What New Swiss Copyright Law Means For Consumers Of Pirated Online Content
By Geraldine Wong Sak Hoi
Long considered lenient on copyright issues, Switzerland is putting its legal house in order and bringing protections of intellectual property into the digital age. The government believes these changes ought to prompt the country’s removal from a United States copyright protection watchlist.
Fighting online piracy is at the core of the revision of the federal copyright law approved by parliament in September. But rather than penalise consumers of pirated content, the law targets hosting providers. Here is a quick breakdown of what consumers online can expect once the law goes into force (likely in spring 2020, barring a referendum).
What does the new Swiss law say?
The revised law facilitates and speeds up legal access to digital TV offerings and streaming services, while also boosting copyright protection for creative artists.
It does not, however, penalise consumers who illegally download films or music for private use on “peer-to-peer” sharing sites.
Sabrina Konrad of the Swiss Federal Institute of Intellectual Property (IPI) told swissinfo.ch that criminalising consumers does not make much sense, “since consumers are generally not in a position to determine the lawfulness of offers”.
Instead, the legal amendment targets hosting providers – web services that give users storage space on their servers to host data – operating out of Switzerland, and specifically those whose business model is based on piracy. Such providers can be legally compelled to ensure that content infringing copyright previously found on their servers does not find its way back on to their site (the “stay down” principle). All providers are already responsible for ensuring that content which infringes copyright is removed from their servers (the “take down” principle).
Internet service providers, however, will not have to block access to illegal (piracy) websites, a measure that copyright-holder groups had hoped would be included in the final revision.
What does it mean for consumers of pirated content?
As before the revision, consumers can download or stream content, such as films and music, made available online without the copyright-holder’s consent.
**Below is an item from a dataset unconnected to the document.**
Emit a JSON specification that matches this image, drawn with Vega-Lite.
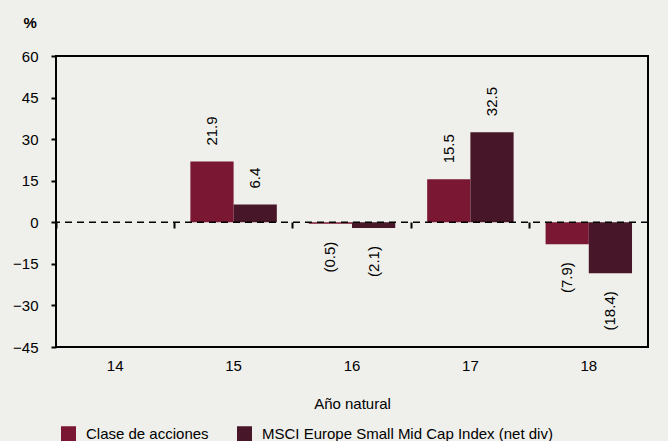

They won’t face a penalty so long as the content is for private use.
But downloading computer games and software remains a crime. Uploading copyrighted content, such as via BitTorrent, also remains illegal, according to Konrad.
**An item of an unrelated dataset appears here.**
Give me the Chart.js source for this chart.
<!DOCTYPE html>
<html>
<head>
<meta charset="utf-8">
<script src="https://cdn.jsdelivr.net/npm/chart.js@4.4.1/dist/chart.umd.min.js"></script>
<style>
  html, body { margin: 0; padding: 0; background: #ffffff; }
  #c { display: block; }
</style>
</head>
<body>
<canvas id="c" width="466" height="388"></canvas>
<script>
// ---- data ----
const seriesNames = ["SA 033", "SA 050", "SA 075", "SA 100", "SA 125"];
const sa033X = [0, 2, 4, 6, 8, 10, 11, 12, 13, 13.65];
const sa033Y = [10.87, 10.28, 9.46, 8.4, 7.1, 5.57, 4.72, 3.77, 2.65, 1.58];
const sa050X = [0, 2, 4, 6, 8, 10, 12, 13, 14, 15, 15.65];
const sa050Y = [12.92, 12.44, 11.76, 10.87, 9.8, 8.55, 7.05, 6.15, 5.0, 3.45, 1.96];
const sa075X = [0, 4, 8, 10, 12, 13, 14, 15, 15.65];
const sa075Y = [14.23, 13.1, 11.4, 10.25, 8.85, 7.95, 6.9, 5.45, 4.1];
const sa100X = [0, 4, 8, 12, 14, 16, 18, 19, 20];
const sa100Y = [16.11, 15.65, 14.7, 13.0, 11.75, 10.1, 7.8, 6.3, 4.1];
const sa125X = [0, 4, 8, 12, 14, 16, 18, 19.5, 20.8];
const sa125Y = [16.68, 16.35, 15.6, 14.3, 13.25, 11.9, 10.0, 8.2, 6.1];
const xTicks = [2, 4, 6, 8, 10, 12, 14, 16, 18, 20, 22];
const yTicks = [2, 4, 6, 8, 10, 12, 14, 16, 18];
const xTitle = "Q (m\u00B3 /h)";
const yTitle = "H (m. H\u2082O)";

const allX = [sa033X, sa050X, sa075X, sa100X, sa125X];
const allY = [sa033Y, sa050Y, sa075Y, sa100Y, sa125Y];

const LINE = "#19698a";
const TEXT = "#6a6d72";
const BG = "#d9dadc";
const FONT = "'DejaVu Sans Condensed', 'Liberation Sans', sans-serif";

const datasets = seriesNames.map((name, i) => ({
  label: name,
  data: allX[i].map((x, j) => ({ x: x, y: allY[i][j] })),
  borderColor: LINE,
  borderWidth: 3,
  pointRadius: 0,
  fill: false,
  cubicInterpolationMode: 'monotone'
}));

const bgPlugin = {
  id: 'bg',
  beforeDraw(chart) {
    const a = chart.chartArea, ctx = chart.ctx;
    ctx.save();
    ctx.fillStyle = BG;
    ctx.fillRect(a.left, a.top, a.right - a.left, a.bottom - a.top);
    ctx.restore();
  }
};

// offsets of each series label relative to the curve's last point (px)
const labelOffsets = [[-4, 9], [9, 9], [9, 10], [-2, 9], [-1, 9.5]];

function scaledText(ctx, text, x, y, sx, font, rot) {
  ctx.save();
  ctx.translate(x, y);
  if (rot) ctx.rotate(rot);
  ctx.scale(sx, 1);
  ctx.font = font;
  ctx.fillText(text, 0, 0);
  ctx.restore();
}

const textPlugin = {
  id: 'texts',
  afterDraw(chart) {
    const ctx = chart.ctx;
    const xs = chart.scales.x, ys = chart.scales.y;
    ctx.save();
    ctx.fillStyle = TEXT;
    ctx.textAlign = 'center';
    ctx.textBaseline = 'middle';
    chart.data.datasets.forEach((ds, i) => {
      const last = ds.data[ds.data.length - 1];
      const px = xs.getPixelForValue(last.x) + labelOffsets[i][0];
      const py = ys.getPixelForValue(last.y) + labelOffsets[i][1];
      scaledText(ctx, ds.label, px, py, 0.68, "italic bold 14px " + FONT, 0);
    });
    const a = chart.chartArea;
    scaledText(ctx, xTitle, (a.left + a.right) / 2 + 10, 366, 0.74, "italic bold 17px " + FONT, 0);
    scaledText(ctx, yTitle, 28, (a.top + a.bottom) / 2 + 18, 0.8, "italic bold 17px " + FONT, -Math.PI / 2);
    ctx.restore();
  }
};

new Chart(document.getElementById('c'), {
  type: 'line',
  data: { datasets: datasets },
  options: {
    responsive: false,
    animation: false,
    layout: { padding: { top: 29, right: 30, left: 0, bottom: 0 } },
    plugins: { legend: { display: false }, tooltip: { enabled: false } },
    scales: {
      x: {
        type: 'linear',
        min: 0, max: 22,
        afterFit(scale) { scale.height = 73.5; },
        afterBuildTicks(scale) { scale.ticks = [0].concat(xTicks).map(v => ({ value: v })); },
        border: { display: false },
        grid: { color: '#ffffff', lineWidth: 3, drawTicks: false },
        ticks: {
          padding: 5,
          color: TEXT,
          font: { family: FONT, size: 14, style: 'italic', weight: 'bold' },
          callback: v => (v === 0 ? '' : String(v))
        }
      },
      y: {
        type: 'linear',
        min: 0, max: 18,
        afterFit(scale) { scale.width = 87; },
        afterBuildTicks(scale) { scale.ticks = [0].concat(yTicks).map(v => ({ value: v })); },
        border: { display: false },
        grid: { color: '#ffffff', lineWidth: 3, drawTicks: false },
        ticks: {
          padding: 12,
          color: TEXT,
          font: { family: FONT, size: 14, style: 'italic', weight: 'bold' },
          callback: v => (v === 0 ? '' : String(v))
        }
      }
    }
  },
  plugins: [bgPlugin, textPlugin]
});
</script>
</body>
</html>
What will happen to providers who infringe copyright?
Hosting providers who previously had content that infringes copyright on their servers can be served with a court order to prevent the same content from being re-uploaded. Failure to comply can lead to a fine of up to CHF1,000 ($1,007) for each day of non-compliance.
“A hosting provider with a business model based on piracy is de facto financially forced to give up operating from Switzerland,” said Konrad, a legal expert on copyright issues.
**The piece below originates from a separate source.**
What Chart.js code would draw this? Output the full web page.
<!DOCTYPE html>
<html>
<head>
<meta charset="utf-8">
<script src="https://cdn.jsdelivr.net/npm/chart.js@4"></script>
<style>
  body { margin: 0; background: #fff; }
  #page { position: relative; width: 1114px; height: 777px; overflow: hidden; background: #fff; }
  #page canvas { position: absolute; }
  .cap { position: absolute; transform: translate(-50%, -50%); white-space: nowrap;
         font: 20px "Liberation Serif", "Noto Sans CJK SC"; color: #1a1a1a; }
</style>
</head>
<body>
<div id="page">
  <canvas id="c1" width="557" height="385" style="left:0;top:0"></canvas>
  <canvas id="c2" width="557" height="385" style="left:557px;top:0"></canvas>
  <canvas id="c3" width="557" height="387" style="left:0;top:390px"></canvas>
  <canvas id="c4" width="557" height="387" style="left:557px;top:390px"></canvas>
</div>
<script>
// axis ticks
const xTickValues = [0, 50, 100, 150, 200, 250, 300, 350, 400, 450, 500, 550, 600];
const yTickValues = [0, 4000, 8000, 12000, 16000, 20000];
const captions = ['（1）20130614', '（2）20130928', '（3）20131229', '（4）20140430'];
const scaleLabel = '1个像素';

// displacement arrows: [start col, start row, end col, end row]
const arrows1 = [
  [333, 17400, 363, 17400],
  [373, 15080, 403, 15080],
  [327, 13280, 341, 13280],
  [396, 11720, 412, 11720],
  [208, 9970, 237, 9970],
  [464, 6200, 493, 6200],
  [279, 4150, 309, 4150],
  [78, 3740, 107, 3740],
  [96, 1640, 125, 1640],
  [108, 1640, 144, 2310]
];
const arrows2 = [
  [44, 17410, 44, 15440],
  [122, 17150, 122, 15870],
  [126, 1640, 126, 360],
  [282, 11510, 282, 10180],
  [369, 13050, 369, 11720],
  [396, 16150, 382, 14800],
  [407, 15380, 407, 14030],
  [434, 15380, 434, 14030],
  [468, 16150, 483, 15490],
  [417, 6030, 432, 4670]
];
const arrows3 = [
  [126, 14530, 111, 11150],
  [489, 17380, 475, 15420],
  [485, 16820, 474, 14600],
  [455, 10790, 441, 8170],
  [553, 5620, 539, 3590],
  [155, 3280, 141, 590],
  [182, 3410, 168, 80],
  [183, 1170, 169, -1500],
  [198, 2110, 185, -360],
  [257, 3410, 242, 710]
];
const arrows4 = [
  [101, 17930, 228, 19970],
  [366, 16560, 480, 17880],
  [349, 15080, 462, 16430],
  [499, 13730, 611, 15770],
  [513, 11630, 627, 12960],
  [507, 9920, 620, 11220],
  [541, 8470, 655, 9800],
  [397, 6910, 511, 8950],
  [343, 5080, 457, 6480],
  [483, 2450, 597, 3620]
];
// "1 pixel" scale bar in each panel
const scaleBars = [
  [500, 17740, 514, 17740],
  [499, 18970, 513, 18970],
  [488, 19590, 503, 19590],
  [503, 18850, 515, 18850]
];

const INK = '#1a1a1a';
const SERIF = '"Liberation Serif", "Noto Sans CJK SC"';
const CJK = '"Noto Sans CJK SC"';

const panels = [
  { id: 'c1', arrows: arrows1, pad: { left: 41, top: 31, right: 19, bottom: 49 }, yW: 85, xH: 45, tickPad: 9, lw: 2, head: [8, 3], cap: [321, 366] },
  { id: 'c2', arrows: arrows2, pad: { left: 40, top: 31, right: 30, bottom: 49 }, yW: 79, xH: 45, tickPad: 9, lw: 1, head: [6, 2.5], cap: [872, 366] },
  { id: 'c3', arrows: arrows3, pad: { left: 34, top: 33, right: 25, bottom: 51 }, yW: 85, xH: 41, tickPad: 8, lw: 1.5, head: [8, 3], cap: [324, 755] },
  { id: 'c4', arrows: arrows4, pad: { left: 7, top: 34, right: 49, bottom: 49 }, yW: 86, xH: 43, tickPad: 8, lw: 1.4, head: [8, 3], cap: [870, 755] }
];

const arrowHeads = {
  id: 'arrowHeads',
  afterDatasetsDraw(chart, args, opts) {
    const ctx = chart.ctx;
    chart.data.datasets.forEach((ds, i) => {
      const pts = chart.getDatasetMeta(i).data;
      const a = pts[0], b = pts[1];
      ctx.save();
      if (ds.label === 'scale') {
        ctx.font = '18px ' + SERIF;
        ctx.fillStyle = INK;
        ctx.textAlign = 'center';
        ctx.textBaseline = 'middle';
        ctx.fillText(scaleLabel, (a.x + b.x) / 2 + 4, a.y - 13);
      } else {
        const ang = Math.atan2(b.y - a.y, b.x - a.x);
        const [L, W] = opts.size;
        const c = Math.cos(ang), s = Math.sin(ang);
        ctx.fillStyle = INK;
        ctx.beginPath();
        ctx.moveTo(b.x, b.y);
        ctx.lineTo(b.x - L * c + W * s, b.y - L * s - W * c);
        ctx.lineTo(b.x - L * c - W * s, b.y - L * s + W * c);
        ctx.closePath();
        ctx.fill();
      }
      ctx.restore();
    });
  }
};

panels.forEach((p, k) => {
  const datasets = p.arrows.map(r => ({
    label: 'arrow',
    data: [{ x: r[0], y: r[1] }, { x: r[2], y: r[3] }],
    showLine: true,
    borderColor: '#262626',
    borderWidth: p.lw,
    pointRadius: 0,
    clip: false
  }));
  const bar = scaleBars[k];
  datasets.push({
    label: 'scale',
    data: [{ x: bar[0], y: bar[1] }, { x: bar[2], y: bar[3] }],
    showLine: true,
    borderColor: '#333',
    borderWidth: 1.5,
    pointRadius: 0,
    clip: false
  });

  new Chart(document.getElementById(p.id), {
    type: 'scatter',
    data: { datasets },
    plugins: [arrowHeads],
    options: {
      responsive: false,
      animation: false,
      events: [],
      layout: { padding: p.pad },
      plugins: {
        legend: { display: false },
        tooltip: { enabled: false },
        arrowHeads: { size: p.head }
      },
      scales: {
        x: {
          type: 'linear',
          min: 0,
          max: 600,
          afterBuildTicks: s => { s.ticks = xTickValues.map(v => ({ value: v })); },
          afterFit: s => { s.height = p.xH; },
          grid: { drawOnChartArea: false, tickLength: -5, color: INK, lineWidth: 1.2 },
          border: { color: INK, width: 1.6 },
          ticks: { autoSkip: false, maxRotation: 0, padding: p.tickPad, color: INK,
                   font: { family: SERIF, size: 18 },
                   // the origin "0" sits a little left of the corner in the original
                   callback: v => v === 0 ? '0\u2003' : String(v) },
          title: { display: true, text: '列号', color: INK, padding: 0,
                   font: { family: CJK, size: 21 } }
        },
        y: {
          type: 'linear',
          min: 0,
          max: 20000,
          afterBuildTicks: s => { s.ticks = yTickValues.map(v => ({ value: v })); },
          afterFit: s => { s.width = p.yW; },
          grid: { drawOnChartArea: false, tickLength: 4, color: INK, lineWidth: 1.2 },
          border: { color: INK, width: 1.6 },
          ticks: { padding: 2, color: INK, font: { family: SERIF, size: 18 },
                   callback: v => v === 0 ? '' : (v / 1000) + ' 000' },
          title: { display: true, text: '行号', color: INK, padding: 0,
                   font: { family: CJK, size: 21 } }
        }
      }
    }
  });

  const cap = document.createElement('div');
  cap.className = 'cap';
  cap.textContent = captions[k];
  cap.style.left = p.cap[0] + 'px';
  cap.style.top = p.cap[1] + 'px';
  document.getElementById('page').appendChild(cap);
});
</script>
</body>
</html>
Can copyright infringers be tracked down?
According to the Swiss government, the revised law puts an end to the controversy caused by a 2010 Supreme Court decision, which found tracking down the IP addresses of users sharing files online to be a violation of the right to privacy. The revision now allows the exploitation of private data in order to take legal action against a copyright infringer, Konrad explained.
Will Switzerland now be struck off the US watchlist?
When it put the Alpine nation on its copyright protection (Special 301) watchlist back in 2016, the United States said the country had become a popular host for websites offering content that violated authors’ rights. Steps that Switzerland was working on to strengthen online copyright protection were welcomed, the US said in its report for 2019. But it also encouraged the country to “use consumer awareness campaigns, public education, and voluntary stakeholder initiatives to deter Swiss Internet users from consuming and further distributing pirated content.”
Konrad said the government has been taking such measures for years, educating the public through the non-profit Stop Piracy association, for example. The Swiss Federal Institute of Intellectual Property is also involved in answering questions about copyright infringement from the public.
In a statement reacting to the 2019 Special 301 report(PDF), the Swiss government said it believed the draft revision to the copyright law “constitutes a further step up in the fight against online piracy and should put an end to criticism directed against Switzerland as a host country for infringing sites”. Given these pending legal changes, the government added that “further inclusion on the Watch List unjustified and inappropriate.”
“We are thus confident that the [US] will drop Switzerland from the Special 301 watchlist once the amendments are in force,” Konrad said.